I’m Going to Start Adding Another Dimension to my Park Posts

I’ve found an organization called Falling Fruit, which is attempting to make a comprehensive map of places where foragers can find food. One of the things they are collecting is information on public (or publicly accessible) trees and other plants that are edible. San Antonio has a lot of plants that can be used for food, but its representation on the website is really kind of pitiful, with only 160-some things marked on the map. Austin is a lot smaller but has nearly twice as many locations marked.  Falling Fruit is also a licensed charity, so if you are in the United States and want to make a charitable donation, donations to Falling Fruit are tax deductible.
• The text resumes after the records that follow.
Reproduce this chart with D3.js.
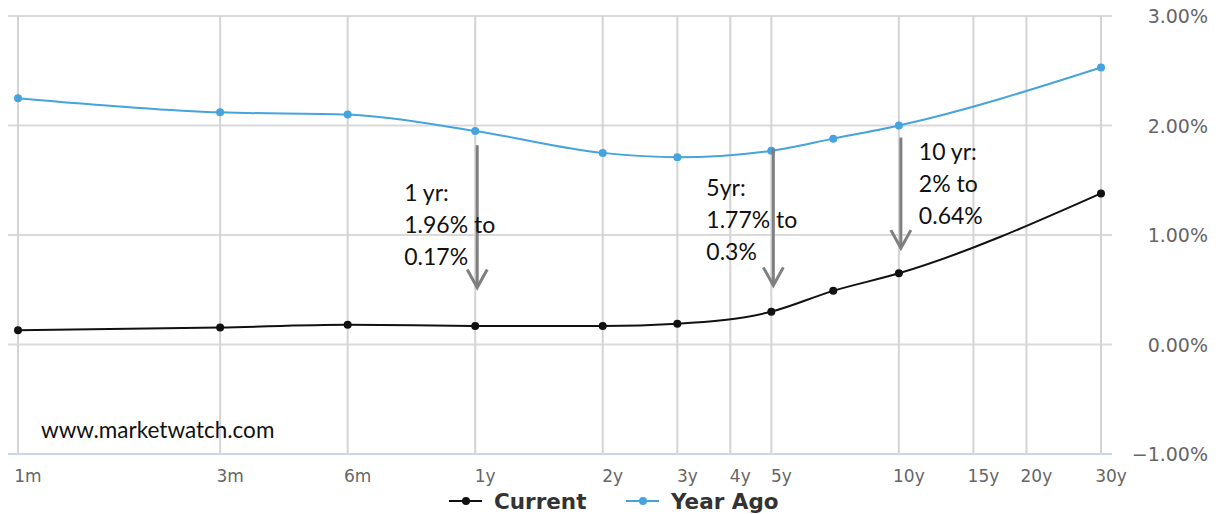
<!DOCTYPE html>
<html>
<head>
<meta charset="utf-8">
<script src="https://cdn.jsdelivr.net/npm/d3@7"></script>
<style>
  body { margin: 0; background: #fff; }
  svg { display: block; }
  .tick-label { font-family: "DejaVu Sans", sans-serif; fill: #666; }
  .note { font-family: "Lato", "Open Sans", sans-serif; fill: #111; }
</style>
</head>
<body>
<svg id="chart" width="1223" height="514"></svg>
<script>
var width = 1223;
var height = 514;

// x axis ticks, maturity in months
var tickLabels = ["1m", "3m", "6m", "1y", "2y", "3y", "4y", "5y", "10y", "15y", "20y", "30y"];
var tickMonths = [1, 3, 6, 12, 24, 36, 48, 60, 120, 180, 240, 360];

// maturities that have a point on the curves
var pointMonths = [1, 3, 6, 12, 24, 36, 60, 84, 120, 360];
var currentYield = [0.13, 0.155, 0.18, 0.17, 0.17, 0.19, 0.30, 0.49, 0.65, 1.38];
var yearAgoYield = [2.25, 2.12, 2.10, 1.95, 1.75, 1.71, 1.77, 1.88, 2.00, 2.53];

var yTicks = [-1, 0, 1, 2, 3];

// notes drawn over the chart: maturity, arrow top/bottom (in %), text lines
var noteMonths = [12, 60, 120];
var noteLines = [
    ["1 yr:", "1.96% to", "0.17%"],
    ["5yr:", "1.77% to", "0.3%"],
    ["10 yr:", "2% to", "0.64%"]
];
var arrowFrom = [1.82, 1.79, 1.89];
var arrowTo = [0.52, 0.54, 0.88];

var currentColor = "#111111";
var yearAgoColor = "#45a3de";

var svg = d3.select("#chart");

var x = d3.scaleLog().domain([1, 360]).range([18, 1101]);
var y = d3.scaleLinear().domain([-1, 3]).range([454, 16]);

/*====================================================================
       grid
    ==================================================================*/
var grid = svg.append("g");

grid.selectAll(".hgrid")
    .data(yTicks.filter(function (d) { return d > -1; }))
    .enter().append("line")
    .attr("x1", 8).attr("x2", 1112)
    .attr("y1", function (d) { return y(d); })
    .attr("y2", function (d) { return y(d); })
    .attr("stroke", "#dadada")
    .attr("stroke-width", 2);

grid.selectAll(".vgrid")
    .data(tickMonths)
    .enter().append("line")
    .attr("x1", function (d) { return x(d); })
    .attr("x2", function (d) { return x(d); })
    .attr("y1", y(3)).attr("y2", y(-1))
    .attr("stroke", "#d4d4d4")
    .attr("stroke-width", 2);

// bottom axis line
grid.append("line")
    .attr("x1", 8).attr("x2", 1112)
    .attr("y1", y(-1)).attr("y2", y(-1))
    .attr("stroke", "#ccd6eb")
    .attr("stroke-width", 2);

// y labels on the right
svg.append("g").selectAll("text")
    .data(yTicks)
    .enter().append("text")
    .attr("class", "tick-label")
    .attr("x", 1208)
    .attr("y", function (d) { return y(d) + 7; })
    .attr("text-anchor", "end")
    .style("font-size", "19px")
    .text(function (d) { return d3.format(".2f")(d) + "%"; });

// x labels
svg.append("g").selectAll("text")
    .data(tickMonths)
    .enter().append("text")
    .attr("class", "tick-label")
    .attr("x", function (d) { return x(d) + 10; })
    .attr("y", 482)
    .attr("text-anchor", "middle")
    .style("font-size", "17px")
    .text(function (d, i) { return tickLabels[i]; });

/*====================================================================
       series
    ==================================================================*/
var line = d3.line()
    .x(function (d) { return x(d[0]); })
    .y(function (d) { return y(d[1]); })
    .curve(d3.curveMonotoneX);

function drawSeries(values, color) {
    var pts = pointMonths.map(function (m, i) { return [m, values[i]]; });
    var g = svg.append("g");
    g.append("path")
        .datum(pts)
        .attr("d", line)
        .attr("fill", "none")
        .attr("stroke", color)
        .attr("stroke-width", 2);
    g.selectAll("circle")
        .data(pts)
        .enter().append("circle")
        .attr("cx", function (d) { return x(d[0]); })
        .attr("cy", function (d) { return y(d[1]); })
        .attr("r", 4)
        .attr("fill", color);
}

drawSeries(yearAgoYield, yearAgoColor);
drawSeries(currentYield, currentColor);

/*====================================================================
       notes + arrows
    ==================================================================*/
var notes = svg.append("g");
var textDx = [-73, -67, 18];
var textTop = [201, 196, 160];

noteMonths.forEach(function (m, i) {
    var ax = x(m) + 2;
    var y0 = y(arrowFrom[i]);
    var y1 = y(arrowTo[i]);
    notes.append("line")
        .attr("x1", ax).attr("x2", ax)
        .attr("y1", y0).attr("y2", y1 - 1)
        .attr("stroke", "#7f7f7f")
        .attr("stroke-width", 3);
    notes.append("path")
        .attr("d", "M" + (ax - 10) + "," + (y1 - 18) + "L" + ax + "," + y1 + "L" + (ax + 10) + "," + (y1 - 18))
        .attr("fill", "none")
        .attr("stroke", "#7f7f7f")
        .attr("stroke-width", 3);

    var t = notes.append("text")
        .attr("class", "note")
        .style("font-size", "23px");
    noteLines[i].forEach(function (s, k) {
        t.append("tspan")
            .attr("x", ax + textDx[i])
            .attr("y", textTop[i] + k * 32)
            .text(s);
    });
});

notes.append("text")
    .attr("class", "note")
    .attr("x", 41)
    .attr("y", 438)
    .style("font-size", "22.5px")
    .text("www.marketwatch.com");

/*====================================================================
       legend
    ==================================================================*/
var legendItems = [
    { name: "Current", color: currentColor, x: 449 },
    { name: "Year Ago", color: yearAgoColor, x: 626 }
];
var legend = svg.append("g");
legendItems.forEach(function (d) {
    legend.append("line")
        .attr("x1", d.x).attr("x2", d.x + 33)
        .attr("y1", 501).attr("y2", 501)
        .attr("stroke", d.color)
        .attr("stroke-width", 2);
    legend.append("circle")
        .attr("cx", d.x + 17).attr("cy", 501).attr("r", 4)
        .attr("fill", d.color);
    legend.append("text")
        .attr("x", d.x + 45)
        .attr("y", 509)
        .style("font-family", "DejaVu Sans, sans-serif")
        .style("font-weight", "bold")
        .style("font-size", "21.5px")
        .style("fill", "#333")
        .text(d.name);
});
</script>
</body>
</html>
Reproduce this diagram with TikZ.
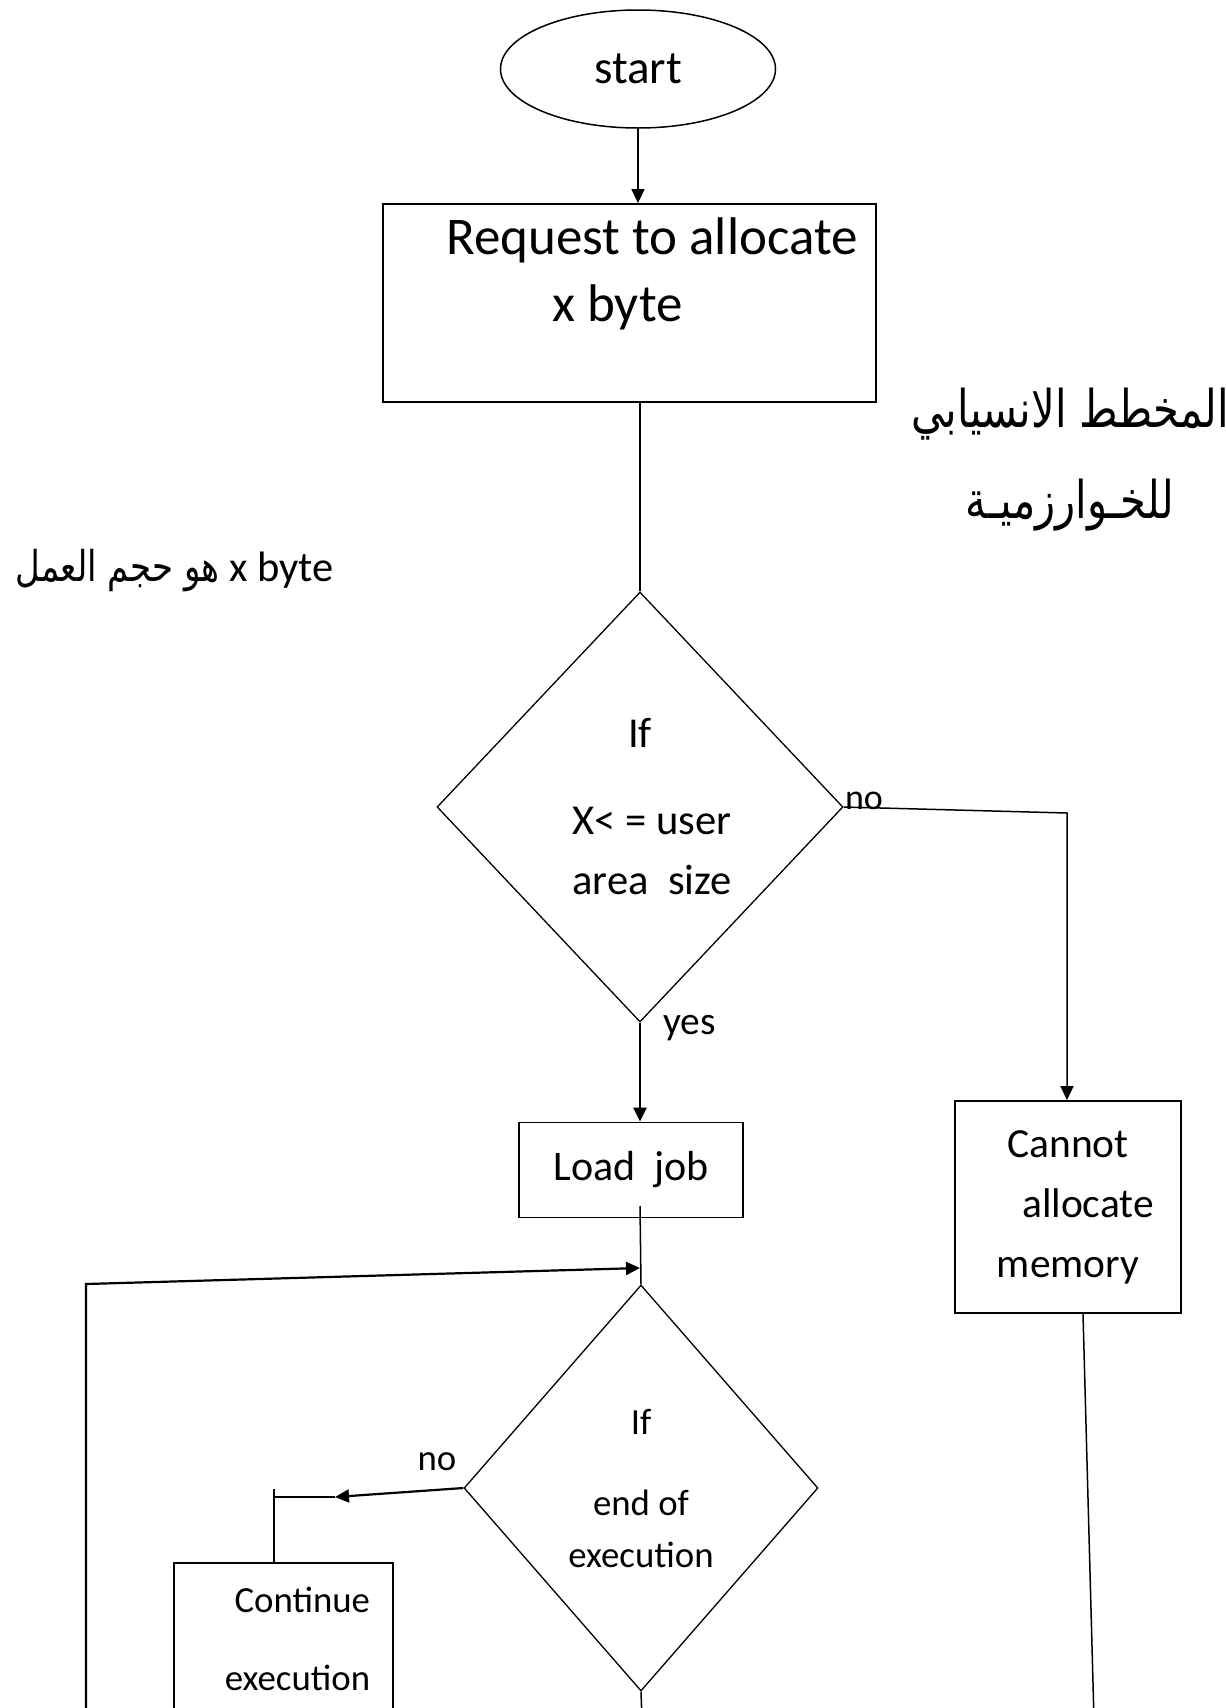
\documentclass[tikz,border=0pt]{standalone}
\usepackage{fontspec}
\setmainfont{Carlito}
\newfontfamily\arabicfont[Script=Arabic]{DejaVu Sans}
\TeXXeTstate=1
\usetikzlibrary{arrows.meta,shapes.geometric}

\begin{document}
\begin{tikzpicture}[x=0.5pt, y=-0.5pt, ->, >={Triangle[length=7pt,width=6.5pt]}, line width=0.75pt,
  box/.style={rectangle, draw, line width=0.9pt, inner sep=0pt},
  decision/.style={diamond, draw, line width=0.65pt, inner sep=0pt, align=center}]
\useasboundingbox[-] (0,0) rectangle (1226,1708);
\clip[-] (0,0) rectangle (1226,1708);

\node (start) [ellipse, draw, minimum width=137.5pt, minimum height=59pt, inner sep=0pt, font=\fontsize{23.5}{28}\selectfont] at (638,69) {start};
\node (req) [box, minimum width=246.5pt, minimum height=99pt,
  label={[align=left, font=\fontsize{26.5}{33.5}\selectfont, xshift=11.25pt, yshift=14.75pt]center:{Request to allocate\\\hspace*{53pt}x byte}}] at (629.5,303) {};
\node (title) [align=center, font=\arabicfont\fontsize{26}{45.5}\selectfont] at (1070,460)
  {\scalebox{0.8}[1]{\beginR المخطط الانسيابي\endR}\\\scalebox{0.8}[1]{\beginR للخـوارزميـة\endR}};
\node (note) [anchor=west, font=\fontsize{21.25}{25}\selectfont] at (8,571)
  {\scalebox{0.8}[1]{\arabicfont\beginR هو حجم العمل\endR} x byte};

\node (ifsize) [decision, minimum width=203pt, minimum height=215pt, font=\fontsize{21.3}{30}\selectfont] at (640,807)
  {If\\[13.5pt]\hspace*{12pt}X< = user\\\hspace*{12pt}area\ \ size};
\node (sizeno) [font=\fontsize{18}{22}\selectfont] at (864,801) {no};
\node (sizeyes) [anchor=west, font=\fontsize{19.75}{24}\selectfont] at (656,1028) {yes};
\coordinate (nobend) at (1067,813);

\node (load) [box, minimum width=112pt, minimum height=47.5pt, font=\fontsize{21}{25}\selectfont] at (631,1170) {Load\ \ job};
\coordinate (loadout) at (640,1206);
\node (cannot) [box, minimum width=113pt, minimum height=106pt, align=center, font=\fontsize{20.75}{30}\selectfont] at (1068,1207)
  {Cannot\\\hspace*{20pt}allocate\\memory};

\node (check) [decision, minimum width=177pt, minimum height=203pt, font=\fontsize{18.4}{26}\selectfont] at (641,1488) {If\\[14.5pt]end of\\execution};
\node (checkno) [font=\fontsize{18.4}{22}\selectfont] at (437,1462) {no};
\coordinate (notip) at (335,1497);
\coordinate (nobend2) at (274,1497);
\node (cont) [box, minimum width=109.5pt, minimum height=76pt,
  label={[align=right, font=\fontsize{18.4}{39}\selectfont, xshift=7pt]center:{Continue\\execution}}] at (283.5,1639) {};

\coordinate (loopfoot) at (86,1720);
\coordinate (loopcorner) at (86,1284);
\coordinate (loopin) at (640,1268);
\coordinate (checkfoot) at (642,1720);
\coordinate (cannotfoot) at (1094,1720);

\draw (start.south) -- (start.south |- req.north);
\draw[-] (ifsize.north |- req.south) -- (ifsize.north);
\draw (ifsize.east) -- (nobend) -- (nobend |- cannot.north);
\draw[line width=1.3pt] (ifsize.south) -- (ifsize.south |- load.north);
\draw[-] (loadout) -- (check.north);
\draw[line width=1.1pt] (loopfoot) -- (loopcorner) -- (loopin);
\draw[line width=1.1pt] (check.west) -- (notip);
\draw[-] (notip) -- (nobend2);
\draw[-] ([yshift=4pt]nobend2) -- (nobend2 |- cont.north);
\draw[-] (check.south) -- (checkfoot);
\draw[-] ([xshift=7.5pt]cannot.south) -- (cannotfoot);
\end{tikzpicture}
\end{document}
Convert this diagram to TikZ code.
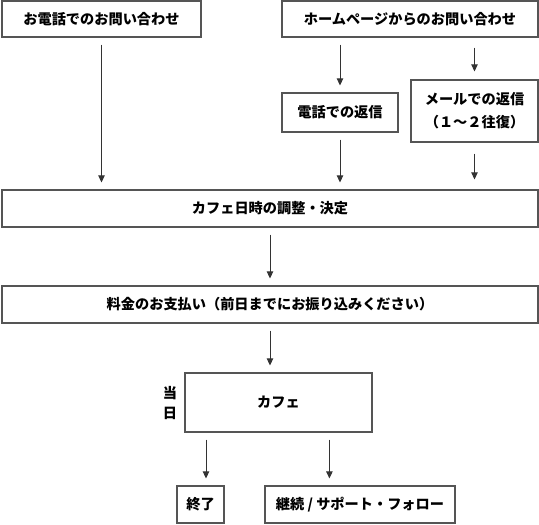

There are prickly pear cactus absolutely all over the place here, and not only can the fruit be eaten, but the pads themselves are edible as well. I certainly wouldn’t want to see the all of the prickly pear cactus being eaten by foragers, but it’s nice to know that it’s there, all the same. And I’m not even listing the thousands of live oak trees that litter the area, even though acorns have been used as food for millennia.

This does mean that I’m going to start revisiting some of the parks that I’ve already visited, to see what I can find there. Today we went back to Phil Hardberger Park and found more prickly pear and a mesquite tree (mesquite pods are edible). There’s supposedly Texas persimmon in the park somewhere, but I haven’t found any yet.